**TASK REQUIREMENTS:**
All of the data should be repeated exactly; pictures are not part of the copy.

**INFORMATION SUPPLIED:**
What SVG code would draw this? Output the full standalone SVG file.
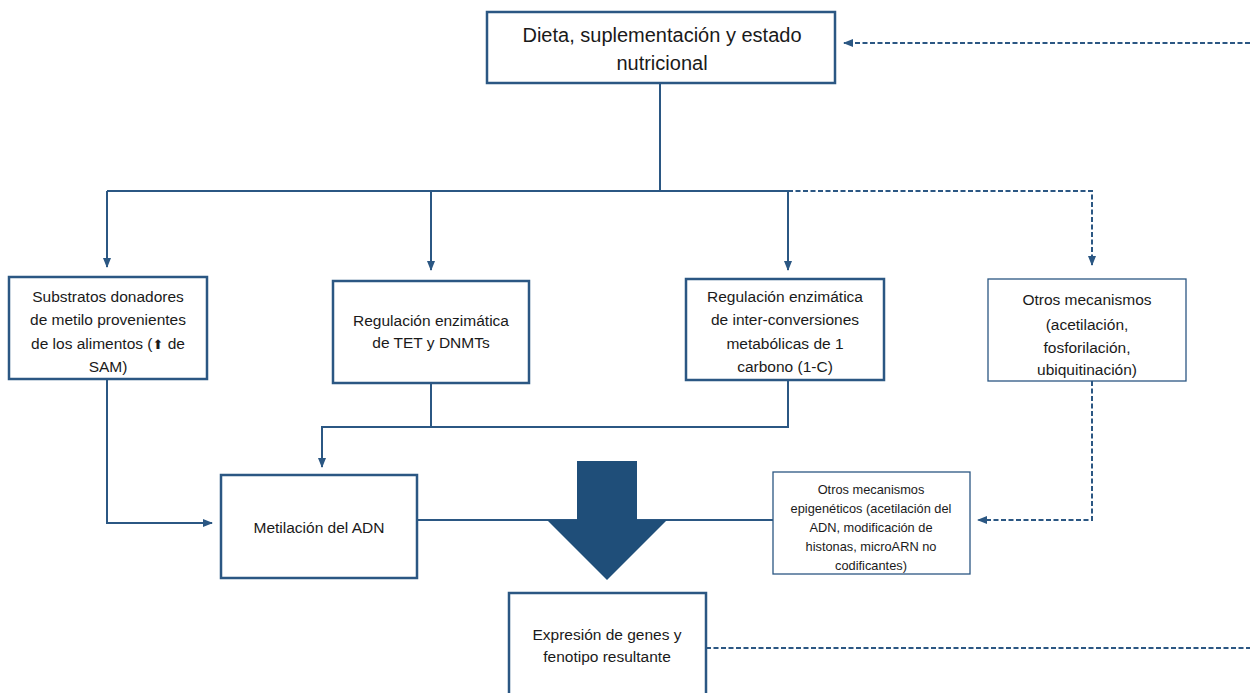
<svg xmlns="http://www.w3.org/2000/svg" width="1250" height="693" viewBox="0 0 1250 693">
<defs>
<marker id="ah" markerWidth="10" markerHeight="10" refX="9" refY="5" orient="auto" markerUnits="userSpaceOnUse">
<path d="M0,1 L10,5 L0,9 Z" fill="#2b5783"/>
</marker>
<style>
.box{fill:#fff;stroke:#2b5783;stroke-width:2.5}
.thin{fill:#fff;stroke:#2b5783;stroke-width:1.3}
.ln{fill:none;stroke:#2b5783;stroke-width:2}
.ds{fill:none;stroke:#2b5783;stroke-width:2;stroke-dasharray:5,2.5}
text{font-family:"Liberation Sans",Arial,sans-serif;fill:#1a1a1a;text-anchor:middle}
.t18{font-size:20px}
.t15{font-size:15.5px}
.t12{font-size:12.8px}
.up{font-family:"DejaVu Sans",sans-serif;font-size:13px}
</style>
</defs>
<rect width="1250" height="693" fill="#fff"/>
<g id="connectors">
<path class="ln" d="M660,83 V191"/>
<path class="ln" d="M107,191 H788"/>
<path class="ds" d="M788,191 H1092 V265" marker-end="url(#ah)"/>
<path class="ln" d="M107,191 V267" marker-end="url(#ah)"/>
<path class="ln" d="M431,191 V270" marker-end="url(#ah)"/>
<path class="ln" d="M788,191 V270" marker-end="url(#ah)"/>
<path class="ln" d="M107,379 V523 H212" marker-end="url(#ah)"/>
<path class="ln" d="M431,383 V427"/>
<path class="ln" d="M788,380 V427 H322 V467" marker-end="url(#ah)"/>
<path class="ln" d="M417,520 H773"/>
<path class="ds" d="M1092,381 V520 H978" marker-end="url(#ah)"/>
<path class="ds" d="M1250,43 H844" marker-end="url(#ah)"/>
<path class="ds" d="M706,648 H1250"/>
<path id="bigarrow" d="M577,461 H637 V520 H667 L607,580 L547,520 H577 Z" fill="#1f4e79"/>
</g>
<g id="n-dieta">
<rect class="box" x="487" y="12" width="348" height="71"/>
<text class="t18" x="662" y="42">Dieta, suplementación y estado</text>
<text class="t18" x="662" y="70">nutricional</text>
</g>
<g id="n-substratos">
<rect class="box" x="9" y="277" width="198" height="102"/>
<text class="t15" x="108" y="302">Substratos donadores</text>
<text class="t15" x="108" y="325">de metilo provenientes</text>
<text class="t15" x="108" y="349">de los alimentos (<tspan class="up">⬆</tspan> de</text>
<text class="t15" x="108" y="372">SAM)</text>
</g>
<g id="n-tet">
<rect class="box" x="333" y="281" width="196" height="102"/>
<text class="t15" x="431" y="326">Regulación enzimática</text>
<text class="t15" x="431" y="348">de TET y DNMTs</text>
</g>
<g id="n-1c">
<rect class="box" x="686" y="279" width="198" height="101"/>
<text class="t15" x="785" y="302">Regulación enzimática</text>
<text class="t15" x="785" y="325">de inter-conversiones</text>
<text class="t15" x="785" y="349">metabólicas de 1</text>
<text class="t15" x="785" y="372">carbono (1-C)</text>
</g>
<g id="n-otros">
<rect class="thin" x="988" y="279" width="198" height="102"/>
<text class="t15" x="1087" y="305">Otros mecanismos</text>
<text class="t15" x="1087" y="330">(acetilación,</text>
<text class="t15" x="1087" y="353">fosforilación,</text>
<text class="t15" x="1087" y="375">ubiquitinación)</text>
</g>
<g id="n-metilacion">
<rect class="box" x="221" y="475" width="196" height="103"/>
<text class="t15" x="319" y="533">Metilación del ADN</text>
</g>
<g id="n-epigeneticos">
<rect class="thin" x="773" y="472" width="197" height="102"/>
<text class="t12" x="871" y="494">Otros mecanismos</text>
<text class="t12" x="871" y="513">epigenéticos (acetilación del</text>
<text class="t12" x="871" y="532">ADN, modificación de</text>
<text class="t12" x="871" y="551">histonas, microARN no</text>
<text class="t12" x="871" y="570">codificantes)</text>
</g>
<g id="n-expresion">
<rect class="box" x="509" y="593" width="197" height="110"/>
<text class="t15" x="607" y="640">Expresión de genes y</text>
<text class="t15" x="607" y="662">fenotipo resultante</text>
</g>
</svg>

**RESPONSE:**
What SVG code would draw this? Output the full standalone SVG file.
<svg xmlns="http://www.w3.org/2000/svg" width="1250" height="693" viewBox="0 0 1250 693">
<defs>
<marker id="ah" markerWidth="10" markerHeight="10" refX="9" refY="5" orient="auto" markerUnits="userSpaceOnUse">
<path d="M0,1 L10,5 L0,9 Z" fill="#2b5783"/>
</marker>
<style>
.box{fill:#fff;stroke:#2b5783;stroke-width:2.5}
.thin{fill:#fff;stroke:#2b5783;stroke-width:1.3}
.ln{fill:none;stroke:#2b5783;stroke-width:2}
.ds{fill:none;stroke:#2b5783;stroke-width:2;stroke-dasharray:5,2.5}
text{font-family:"Liberation Sans",Arial,sans-serif;fill:#1a1a1a;text-anchor:middle}
.t18{font-size:20px}
.t15{font-size:15.5px}
.t12{font-size:12.8px}
.up{font-family:"DejaVu Sans",sans-serif;font-size:13px}
</style>
</defs>
<rect width="1250" height="693" fill="#fff"/>
<g id="connectors">
<path class="ln" d="M660,83 V191"/>
<path class="ln" d="M107,191 H788"/>
<path class="ds" d="M788,191 H1092 V265" marker-end="url(#ah)"/>
<path class="ln" d="M107,191 V267" marker-end="url(#ah)"/>
<path class="ln" d="M431,191 V270" marker-end="url(#ah)"/>
<path class="ln" d="M788,191 V270" marker-end="url(#ah)"/>
<path class="ln" d="M107,379 V523 H212" marker-end="url(#ah)"/>
<path class="ln" d="M431,383 V427"/>
<path class="ln" d="M788,380 V427 H322 V467" marker-end="url(#ah)"/>
<path class="ln" d="M417,520 H773"/>
<path class="ds" d="M1092,381 V520 H978" marker-end="url(#ah)"/>
<path class="ds" d="M1250,43 H844" marker-end="url(#ah)"/>
<path class="ds" d="M706,648 H1250"/>
<path id="bigarrow" d="M577,461 H637 V520 H667 L607,580 L547,520 H577 Z" fill="#1f4e79"/>
</g>
<g id="n-dieta">
<rect class="box" x="487" y="12" width="348" height="71"/>
<text class="t18" x="662" y="42">Dieta, suplementación y estado</text>
<text class="t18" x="662" y="70">nutricional</text>
</g>
<g id="n-substratos">
<rect class="box" x="9" y="277" width="198" height="102"/>
<text class="t15" x="108" y="302">Substratos donadores</text>
<text class="t15" x="108" y="325">de metilo provenientes</text>
<text class="t15" x="108" y="349">de los alimentos (<tspan class="up">⬆</tspan> de</text>
<text class="t15" x="108" y="372">SAM)</text>
</g>
<g id="n-tet">
<rect class="box" x="333" y="281" width="196" height="102"/>
<text class="t15" x="431" y="326">Regulación enzimática</text>
<text class="t15" x="431" y="348">de TET y DNMTs</text>
</g>
<g id="n-1c">
<rect class="box" x="686" y="279" width="198" height="101"/>
<text class="t15" x="785" y="302">Regulación enzimática</text>
<text class="t15" x="785" y="325">de inter-conversiones</text>
<text class="t15" x="785" y="349">metabólicas de 1</text>
<text class="t15" x="785" y="372">carbono (1-C)</text>
</g>
<g id="n-otros">
<rect class="thin" x="988" y="279" width="198" height="102"/>
<text class="t15" x="1087" y="305">Otros mecanismos</text>
<text class="t15" x="1087" y="330">(acetilación,</text>
<text class="t15" x="1087" y="353">fosforilación,</text>
<text class="t15" x="1087" y="375">ubiquitinación)</text>
</g>
<g id="n-metilacion">
<rect class="box" x="221" y="475" width="196" height="103"/>
<text class="t15" x="319" y="533">Metilación del ADN</text>
</g>
<g id="n-epigeneticos">
<rect class="thin" x="773" y="472" width="197" height="102"/>
<text class="t12" x="871" y="494">Otros mecanismos</text>
<text class="t12" x="871" y="513">epigenéticos (acetilación del</text>
<text class="t12" x="871" y="532">ADN, modificación de</text>
<text class="t12" x="871" y="551">histonas, microARN no</text>
<text class="t12" x="871" y="570">codificantes)</text>
</g>
<g id="n-expresion">
<rect class="box" x="509" y="593" width="197" height="110"/>
<text class="t15" x="607" y="640">Expresión de genes y</text>
<text class="t15" x="607" y="662">fenotipo resultante</text>
</g>
</svg>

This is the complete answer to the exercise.